- _WHAT IS EXPECTED_
Only the lines from the top of the listing below to the line that has "var gridColor = '#a6a6a6';" should be echoed, with both ends kept and pictures left out.

───── ITEMS

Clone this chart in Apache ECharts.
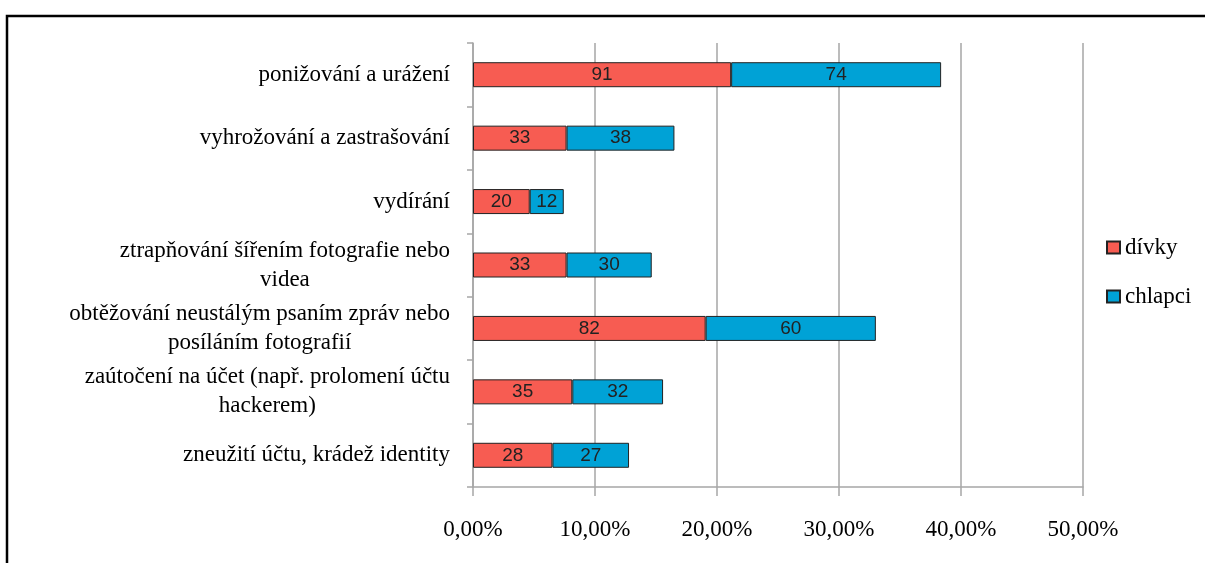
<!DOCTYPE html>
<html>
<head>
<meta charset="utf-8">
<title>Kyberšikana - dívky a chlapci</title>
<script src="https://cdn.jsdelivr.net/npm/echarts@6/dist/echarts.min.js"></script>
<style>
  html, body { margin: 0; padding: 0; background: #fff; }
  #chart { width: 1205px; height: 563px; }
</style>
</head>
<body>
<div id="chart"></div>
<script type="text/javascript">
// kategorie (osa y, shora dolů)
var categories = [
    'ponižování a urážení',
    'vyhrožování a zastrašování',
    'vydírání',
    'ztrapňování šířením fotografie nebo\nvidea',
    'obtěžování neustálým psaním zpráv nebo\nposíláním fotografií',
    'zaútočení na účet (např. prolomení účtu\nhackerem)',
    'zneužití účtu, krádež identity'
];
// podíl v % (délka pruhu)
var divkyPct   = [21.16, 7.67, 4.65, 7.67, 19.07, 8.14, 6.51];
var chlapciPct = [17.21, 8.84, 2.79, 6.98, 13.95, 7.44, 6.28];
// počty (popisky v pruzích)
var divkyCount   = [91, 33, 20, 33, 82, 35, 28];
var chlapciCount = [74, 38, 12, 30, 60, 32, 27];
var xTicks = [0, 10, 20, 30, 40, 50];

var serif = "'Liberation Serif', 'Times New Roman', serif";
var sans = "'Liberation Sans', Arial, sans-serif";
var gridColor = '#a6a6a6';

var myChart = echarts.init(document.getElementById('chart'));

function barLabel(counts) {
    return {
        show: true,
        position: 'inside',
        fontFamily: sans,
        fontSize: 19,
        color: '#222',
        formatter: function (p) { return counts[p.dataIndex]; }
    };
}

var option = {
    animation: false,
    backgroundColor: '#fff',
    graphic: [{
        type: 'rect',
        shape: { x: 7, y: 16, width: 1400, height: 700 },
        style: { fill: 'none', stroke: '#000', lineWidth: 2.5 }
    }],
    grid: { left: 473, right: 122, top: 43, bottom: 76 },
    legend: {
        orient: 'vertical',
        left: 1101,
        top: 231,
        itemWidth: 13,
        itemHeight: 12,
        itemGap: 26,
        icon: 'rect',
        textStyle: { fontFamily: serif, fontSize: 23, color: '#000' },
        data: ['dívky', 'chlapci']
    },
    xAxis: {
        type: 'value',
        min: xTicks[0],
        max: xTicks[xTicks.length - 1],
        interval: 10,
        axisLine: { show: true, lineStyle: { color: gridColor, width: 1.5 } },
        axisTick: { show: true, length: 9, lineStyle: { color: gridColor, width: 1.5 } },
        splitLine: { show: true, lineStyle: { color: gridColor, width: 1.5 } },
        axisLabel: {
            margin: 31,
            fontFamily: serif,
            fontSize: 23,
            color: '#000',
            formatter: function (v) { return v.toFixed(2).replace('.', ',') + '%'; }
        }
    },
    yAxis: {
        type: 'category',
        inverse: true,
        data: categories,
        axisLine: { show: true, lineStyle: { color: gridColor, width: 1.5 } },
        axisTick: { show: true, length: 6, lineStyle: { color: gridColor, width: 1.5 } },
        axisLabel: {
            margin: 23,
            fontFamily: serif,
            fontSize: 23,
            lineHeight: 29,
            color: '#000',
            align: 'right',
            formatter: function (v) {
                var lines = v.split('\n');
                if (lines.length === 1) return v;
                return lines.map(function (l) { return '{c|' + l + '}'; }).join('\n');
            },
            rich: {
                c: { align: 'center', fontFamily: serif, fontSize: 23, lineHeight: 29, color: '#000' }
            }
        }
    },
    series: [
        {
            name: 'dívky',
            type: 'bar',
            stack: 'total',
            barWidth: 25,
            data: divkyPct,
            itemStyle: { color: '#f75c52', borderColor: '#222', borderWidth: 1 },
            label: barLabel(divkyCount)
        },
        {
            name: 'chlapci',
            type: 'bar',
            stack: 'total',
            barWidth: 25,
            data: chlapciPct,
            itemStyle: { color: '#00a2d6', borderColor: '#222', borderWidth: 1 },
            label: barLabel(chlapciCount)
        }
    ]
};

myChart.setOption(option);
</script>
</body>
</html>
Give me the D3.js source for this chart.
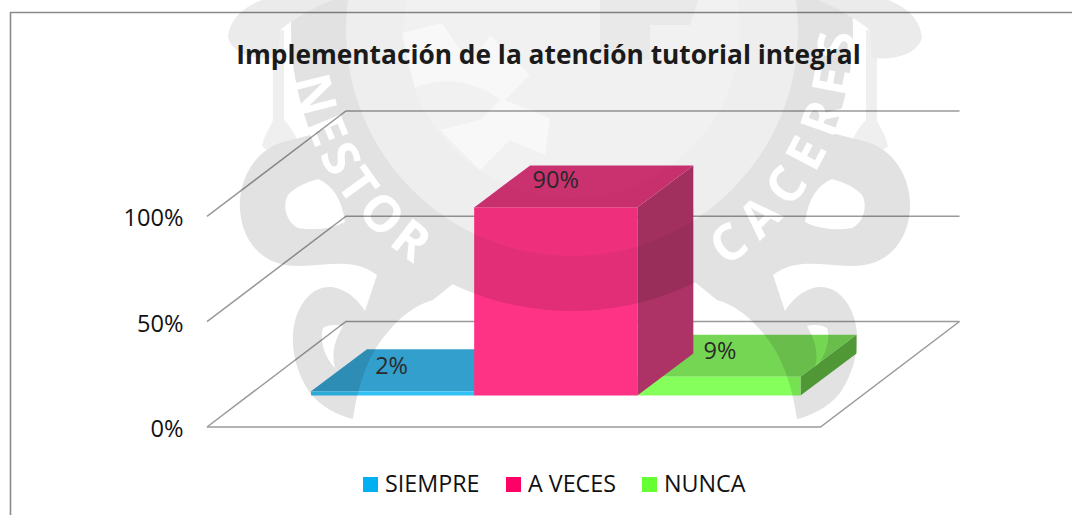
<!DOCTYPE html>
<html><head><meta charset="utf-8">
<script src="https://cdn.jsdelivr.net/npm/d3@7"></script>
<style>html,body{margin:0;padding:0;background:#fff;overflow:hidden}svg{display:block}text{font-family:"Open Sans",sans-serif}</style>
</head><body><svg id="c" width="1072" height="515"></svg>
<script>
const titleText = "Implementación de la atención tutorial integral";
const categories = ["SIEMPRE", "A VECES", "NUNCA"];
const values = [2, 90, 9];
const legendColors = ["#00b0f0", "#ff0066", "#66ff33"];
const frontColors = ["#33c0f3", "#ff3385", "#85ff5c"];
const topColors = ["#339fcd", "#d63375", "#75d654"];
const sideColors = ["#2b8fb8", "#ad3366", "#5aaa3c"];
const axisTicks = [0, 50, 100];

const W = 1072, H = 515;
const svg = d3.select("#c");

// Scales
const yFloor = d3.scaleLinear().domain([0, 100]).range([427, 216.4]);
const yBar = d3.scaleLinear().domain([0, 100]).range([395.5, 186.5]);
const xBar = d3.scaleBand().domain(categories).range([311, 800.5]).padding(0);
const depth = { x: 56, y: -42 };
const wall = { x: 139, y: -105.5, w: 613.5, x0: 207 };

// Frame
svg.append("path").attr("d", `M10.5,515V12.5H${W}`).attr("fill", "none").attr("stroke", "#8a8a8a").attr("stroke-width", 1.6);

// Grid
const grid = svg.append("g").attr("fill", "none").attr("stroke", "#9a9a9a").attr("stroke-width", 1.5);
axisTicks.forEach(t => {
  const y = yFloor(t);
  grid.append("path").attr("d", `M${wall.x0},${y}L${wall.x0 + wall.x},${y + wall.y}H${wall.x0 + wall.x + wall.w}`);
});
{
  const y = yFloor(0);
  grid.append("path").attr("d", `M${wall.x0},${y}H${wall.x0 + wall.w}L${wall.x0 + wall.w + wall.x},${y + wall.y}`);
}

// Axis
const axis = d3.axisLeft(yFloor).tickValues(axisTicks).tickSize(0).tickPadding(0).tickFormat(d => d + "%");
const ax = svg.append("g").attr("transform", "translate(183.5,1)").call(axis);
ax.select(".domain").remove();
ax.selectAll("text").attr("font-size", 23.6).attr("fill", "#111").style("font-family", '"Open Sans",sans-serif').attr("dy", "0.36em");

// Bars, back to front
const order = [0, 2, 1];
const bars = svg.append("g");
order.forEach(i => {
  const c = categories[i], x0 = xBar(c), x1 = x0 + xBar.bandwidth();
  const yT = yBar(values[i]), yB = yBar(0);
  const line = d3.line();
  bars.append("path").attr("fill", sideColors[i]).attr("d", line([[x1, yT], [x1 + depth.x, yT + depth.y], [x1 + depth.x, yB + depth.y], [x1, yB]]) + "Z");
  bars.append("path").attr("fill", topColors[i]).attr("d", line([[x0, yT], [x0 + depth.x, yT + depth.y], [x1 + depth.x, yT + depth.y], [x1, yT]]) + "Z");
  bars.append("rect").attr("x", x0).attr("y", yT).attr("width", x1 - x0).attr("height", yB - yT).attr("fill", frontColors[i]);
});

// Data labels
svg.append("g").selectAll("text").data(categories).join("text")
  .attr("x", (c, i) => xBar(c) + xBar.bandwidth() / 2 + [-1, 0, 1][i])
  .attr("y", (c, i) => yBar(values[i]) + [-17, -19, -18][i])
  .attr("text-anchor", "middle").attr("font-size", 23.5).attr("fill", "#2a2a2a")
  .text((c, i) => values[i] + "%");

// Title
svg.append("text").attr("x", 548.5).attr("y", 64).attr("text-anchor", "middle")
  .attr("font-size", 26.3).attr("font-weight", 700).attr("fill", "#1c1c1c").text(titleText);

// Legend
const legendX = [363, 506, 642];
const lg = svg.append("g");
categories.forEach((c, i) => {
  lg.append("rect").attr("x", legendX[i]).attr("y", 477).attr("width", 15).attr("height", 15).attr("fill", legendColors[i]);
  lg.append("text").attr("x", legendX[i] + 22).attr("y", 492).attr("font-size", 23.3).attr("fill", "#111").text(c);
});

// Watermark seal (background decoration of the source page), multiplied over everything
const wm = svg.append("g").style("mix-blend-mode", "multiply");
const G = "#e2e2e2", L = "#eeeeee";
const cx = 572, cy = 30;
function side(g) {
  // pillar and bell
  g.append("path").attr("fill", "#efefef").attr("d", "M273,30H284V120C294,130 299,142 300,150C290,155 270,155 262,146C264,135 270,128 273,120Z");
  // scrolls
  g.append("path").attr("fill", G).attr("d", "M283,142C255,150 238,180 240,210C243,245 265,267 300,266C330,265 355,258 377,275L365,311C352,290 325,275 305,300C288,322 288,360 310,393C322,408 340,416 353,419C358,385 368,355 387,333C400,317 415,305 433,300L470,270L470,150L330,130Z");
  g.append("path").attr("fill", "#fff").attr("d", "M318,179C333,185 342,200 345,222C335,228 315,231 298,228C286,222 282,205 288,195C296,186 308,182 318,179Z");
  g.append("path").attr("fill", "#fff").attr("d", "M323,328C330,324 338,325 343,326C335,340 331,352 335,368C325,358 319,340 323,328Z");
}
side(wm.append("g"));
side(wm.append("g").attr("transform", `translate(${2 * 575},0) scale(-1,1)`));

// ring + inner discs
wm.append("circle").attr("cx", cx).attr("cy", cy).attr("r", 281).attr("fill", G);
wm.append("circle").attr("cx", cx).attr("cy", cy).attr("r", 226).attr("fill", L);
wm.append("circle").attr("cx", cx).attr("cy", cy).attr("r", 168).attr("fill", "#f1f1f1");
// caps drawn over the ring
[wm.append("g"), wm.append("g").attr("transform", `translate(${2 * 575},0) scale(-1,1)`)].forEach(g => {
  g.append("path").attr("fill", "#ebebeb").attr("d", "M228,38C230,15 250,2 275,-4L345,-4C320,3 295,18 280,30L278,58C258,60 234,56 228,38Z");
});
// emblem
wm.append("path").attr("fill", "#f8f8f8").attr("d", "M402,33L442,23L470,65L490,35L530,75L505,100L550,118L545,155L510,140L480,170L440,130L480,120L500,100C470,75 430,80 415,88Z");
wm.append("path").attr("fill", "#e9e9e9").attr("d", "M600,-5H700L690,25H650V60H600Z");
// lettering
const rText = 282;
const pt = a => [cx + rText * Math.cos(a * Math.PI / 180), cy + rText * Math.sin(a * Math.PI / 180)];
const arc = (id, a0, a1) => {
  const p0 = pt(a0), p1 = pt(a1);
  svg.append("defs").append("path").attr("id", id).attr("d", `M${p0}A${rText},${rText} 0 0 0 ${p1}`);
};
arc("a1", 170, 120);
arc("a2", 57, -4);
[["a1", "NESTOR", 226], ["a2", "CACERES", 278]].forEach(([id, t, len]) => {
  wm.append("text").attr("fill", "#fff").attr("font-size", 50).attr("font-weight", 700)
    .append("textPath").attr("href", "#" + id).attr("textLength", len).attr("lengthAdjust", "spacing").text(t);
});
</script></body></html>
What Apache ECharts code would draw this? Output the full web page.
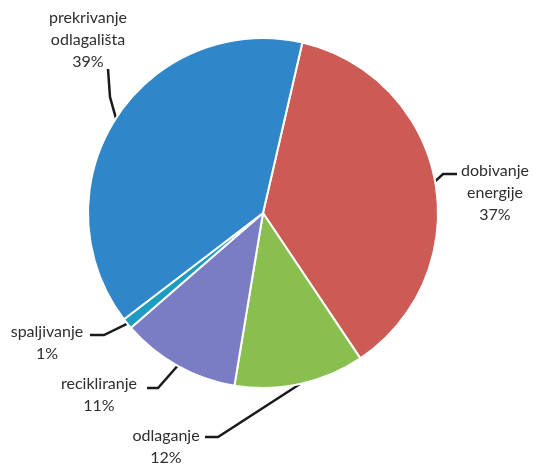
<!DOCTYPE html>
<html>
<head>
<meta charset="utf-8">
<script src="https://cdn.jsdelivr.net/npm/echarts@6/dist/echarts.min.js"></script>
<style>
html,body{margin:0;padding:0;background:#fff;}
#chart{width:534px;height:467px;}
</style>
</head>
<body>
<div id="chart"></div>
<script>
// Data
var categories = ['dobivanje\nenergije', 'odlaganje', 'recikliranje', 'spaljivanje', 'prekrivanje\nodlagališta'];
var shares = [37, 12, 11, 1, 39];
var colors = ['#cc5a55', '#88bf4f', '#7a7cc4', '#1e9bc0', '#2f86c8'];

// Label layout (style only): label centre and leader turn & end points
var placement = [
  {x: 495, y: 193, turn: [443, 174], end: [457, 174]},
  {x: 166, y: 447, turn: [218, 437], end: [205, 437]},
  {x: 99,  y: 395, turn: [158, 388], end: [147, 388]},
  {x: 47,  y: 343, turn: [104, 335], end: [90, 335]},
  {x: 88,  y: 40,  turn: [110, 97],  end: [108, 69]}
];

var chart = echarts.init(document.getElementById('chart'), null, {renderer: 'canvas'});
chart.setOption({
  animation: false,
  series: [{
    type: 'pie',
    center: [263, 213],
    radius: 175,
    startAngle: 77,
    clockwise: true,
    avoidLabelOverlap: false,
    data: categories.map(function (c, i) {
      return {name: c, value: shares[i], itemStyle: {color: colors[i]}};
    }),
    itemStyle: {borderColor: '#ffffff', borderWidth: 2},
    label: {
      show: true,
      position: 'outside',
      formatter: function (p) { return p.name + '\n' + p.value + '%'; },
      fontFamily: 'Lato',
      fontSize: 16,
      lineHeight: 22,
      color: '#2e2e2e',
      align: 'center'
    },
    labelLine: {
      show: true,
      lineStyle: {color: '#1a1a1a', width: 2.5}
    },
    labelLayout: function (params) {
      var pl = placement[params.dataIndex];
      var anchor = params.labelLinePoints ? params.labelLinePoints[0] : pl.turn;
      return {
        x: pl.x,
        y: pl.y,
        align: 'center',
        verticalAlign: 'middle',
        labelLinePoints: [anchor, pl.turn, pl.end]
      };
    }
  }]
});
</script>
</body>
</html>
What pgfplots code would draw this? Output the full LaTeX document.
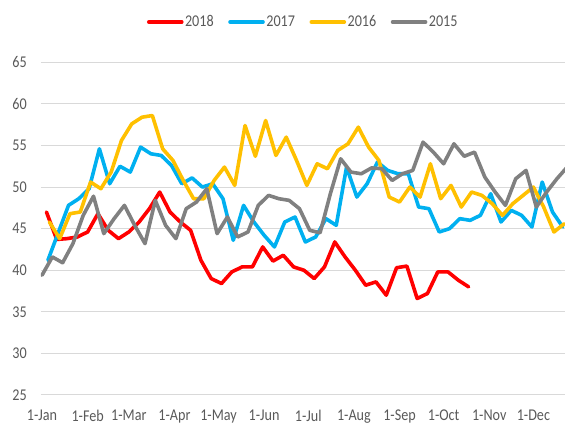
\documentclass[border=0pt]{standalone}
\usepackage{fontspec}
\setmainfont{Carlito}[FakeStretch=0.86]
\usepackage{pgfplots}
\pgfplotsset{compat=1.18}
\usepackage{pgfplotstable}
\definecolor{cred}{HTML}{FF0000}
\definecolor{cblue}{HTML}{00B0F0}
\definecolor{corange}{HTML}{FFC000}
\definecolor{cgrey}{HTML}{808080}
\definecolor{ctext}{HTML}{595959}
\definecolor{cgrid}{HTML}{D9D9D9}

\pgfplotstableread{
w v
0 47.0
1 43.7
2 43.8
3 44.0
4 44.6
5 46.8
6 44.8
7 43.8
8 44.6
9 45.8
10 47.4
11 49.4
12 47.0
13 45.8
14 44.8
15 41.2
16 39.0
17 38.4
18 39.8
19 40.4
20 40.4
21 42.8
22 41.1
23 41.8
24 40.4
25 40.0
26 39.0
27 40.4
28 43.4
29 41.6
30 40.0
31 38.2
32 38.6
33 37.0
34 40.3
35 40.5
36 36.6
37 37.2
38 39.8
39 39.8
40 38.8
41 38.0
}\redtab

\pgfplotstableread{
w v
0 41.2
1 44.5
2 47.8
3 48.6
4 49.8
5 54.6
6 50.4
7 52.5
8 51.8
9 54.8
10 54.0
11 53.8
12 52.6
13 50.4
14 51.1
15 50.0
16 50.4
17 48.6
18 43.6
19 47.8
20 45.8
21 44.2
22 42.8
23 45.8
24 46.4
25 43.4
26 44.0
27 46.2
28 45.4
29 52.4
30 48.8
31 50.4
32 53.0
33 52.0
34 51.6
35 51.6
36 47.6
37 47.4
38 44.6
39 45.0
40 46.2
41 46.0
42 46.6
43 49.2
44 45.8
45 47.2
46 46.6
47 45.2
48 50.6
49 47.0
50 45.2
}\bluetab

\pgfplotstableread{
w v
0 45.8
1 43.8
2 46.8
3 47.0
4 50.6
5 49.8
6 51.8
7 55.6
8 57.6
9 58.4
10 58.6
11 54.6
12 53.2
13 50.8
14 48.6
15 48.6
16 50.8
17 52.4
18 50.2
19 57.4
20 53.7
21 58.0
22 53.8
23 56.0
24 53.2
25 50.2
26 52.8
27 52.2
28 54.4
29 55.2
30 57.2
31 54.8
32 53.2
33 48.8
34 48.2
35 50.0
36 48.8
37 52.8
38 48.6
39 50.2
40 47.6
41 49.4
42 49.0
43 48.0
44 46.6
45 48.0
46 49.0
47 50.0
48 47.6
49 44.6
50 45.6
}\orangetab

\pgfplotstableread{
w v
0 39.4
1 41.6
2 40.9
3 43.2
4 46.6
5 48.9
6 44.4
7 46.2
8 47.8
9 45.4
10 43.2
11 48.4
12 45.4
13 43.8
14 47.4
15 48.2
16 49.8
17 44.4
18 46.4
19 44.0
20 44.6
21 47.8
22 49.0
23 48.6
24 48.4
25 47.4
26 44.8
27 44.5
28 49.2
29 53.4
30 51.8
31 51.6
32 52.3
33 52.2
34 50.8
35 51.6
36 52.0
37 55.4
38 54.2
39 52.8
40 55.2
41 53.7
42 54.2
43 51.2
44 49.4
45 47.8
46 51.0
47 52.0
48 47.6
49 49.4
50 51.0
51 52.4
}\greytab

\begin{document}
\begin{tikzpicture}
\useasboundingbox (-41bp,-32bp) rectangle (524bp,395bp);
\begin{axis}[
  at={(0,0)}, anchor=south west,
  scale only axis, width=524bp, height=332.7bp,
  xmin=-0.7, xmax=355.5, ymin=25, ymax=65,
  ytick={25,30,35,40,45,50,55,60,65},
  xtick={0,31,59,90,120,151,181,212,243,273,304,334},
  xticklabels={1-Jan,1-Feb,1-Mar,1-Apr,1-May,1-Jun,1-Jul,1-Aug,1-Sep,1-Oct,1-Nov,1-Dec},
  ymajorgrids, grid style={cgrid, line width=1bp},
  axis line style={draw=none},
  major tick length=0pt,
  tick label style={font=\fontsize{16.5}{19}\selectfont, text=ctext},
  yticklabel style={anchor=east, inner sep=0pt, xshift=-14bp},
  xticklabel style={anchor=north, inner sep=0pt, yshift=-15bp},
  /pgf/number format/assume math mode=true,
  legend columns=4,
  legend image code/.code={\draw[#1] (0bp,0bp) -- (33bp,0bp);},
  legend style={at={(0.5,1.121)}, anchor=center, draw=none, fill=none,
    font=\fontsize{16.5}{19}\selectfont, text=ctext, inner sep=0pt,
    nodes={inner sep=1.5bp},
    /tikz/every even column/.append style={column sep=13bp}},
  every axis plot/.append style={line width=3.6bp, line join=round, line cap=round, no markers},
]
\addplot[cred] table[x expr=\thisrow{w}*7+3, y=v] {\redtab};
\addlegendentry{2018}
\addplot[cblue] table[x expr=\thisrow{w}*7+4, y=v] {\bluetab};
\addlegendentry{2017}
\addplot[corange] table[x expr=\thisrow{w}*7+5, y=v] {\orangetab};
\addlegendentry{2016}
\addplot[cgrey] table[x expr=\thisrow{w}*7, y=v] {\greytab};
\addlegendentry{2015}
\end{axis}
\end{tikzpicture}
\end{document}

──────────

- _RESULT OF THIS TASK_
Clone this chart in Apache ECharts.
<!DOCTYPE html>
<html>
<head>
<meta charset="utf-8">
<title>Kyberšikana - dívky a chlapci</title>
<script src="https://cdn.jsdelivr.net/npm/echarts@6/dist/echarts.min.js"></script>
<style>
  html, body { margin: 0; padding: 0; background: #fff; }
  #chart { width: 1205px; height: 563px; }
</style>
</head>
<body>
<div id="chart"></div>
<script type="text/javascript">
// kategorie (osa y, shora dolů)
var categories = [
    'ponižování a urážení',
    'vyhrožování a zastrašování',
    'vydírání',
    'ztrapňování šířením fotografie nebo\nvidea',
    'obtěžování neustálým psaním zpráv nebo\nposíláním fotografií',
    'zaútočení na účet (např. prolomení účtu\nhackerem)',
    'zneužití účtu, krádež identity'
];
// podíl v % (délka pruhu)
var divkyPct   = [21.16, 7.67, 4.65, 7.67, 19.07, 8.14, 6.51];
var chlapciPct = [17.21, 8.84, 2.79, 6.98, 13.95, 7.44, 6.28];
// počty (popisky v pruzích)
var divkyCount   = [91, 33, 20, 33, 82, 35, 28];
var chlapciCount = [74, 38, 12, 30, 60, 32, 27];
var xTicks = [0, 10, 20, 30, 40, 50];

var serif = "'Liberation Serif', 'Times New Roman', serif";
var sans = "'Liberation Sans', Arial, sans-serif";
var gridColor = '#a6a6a6';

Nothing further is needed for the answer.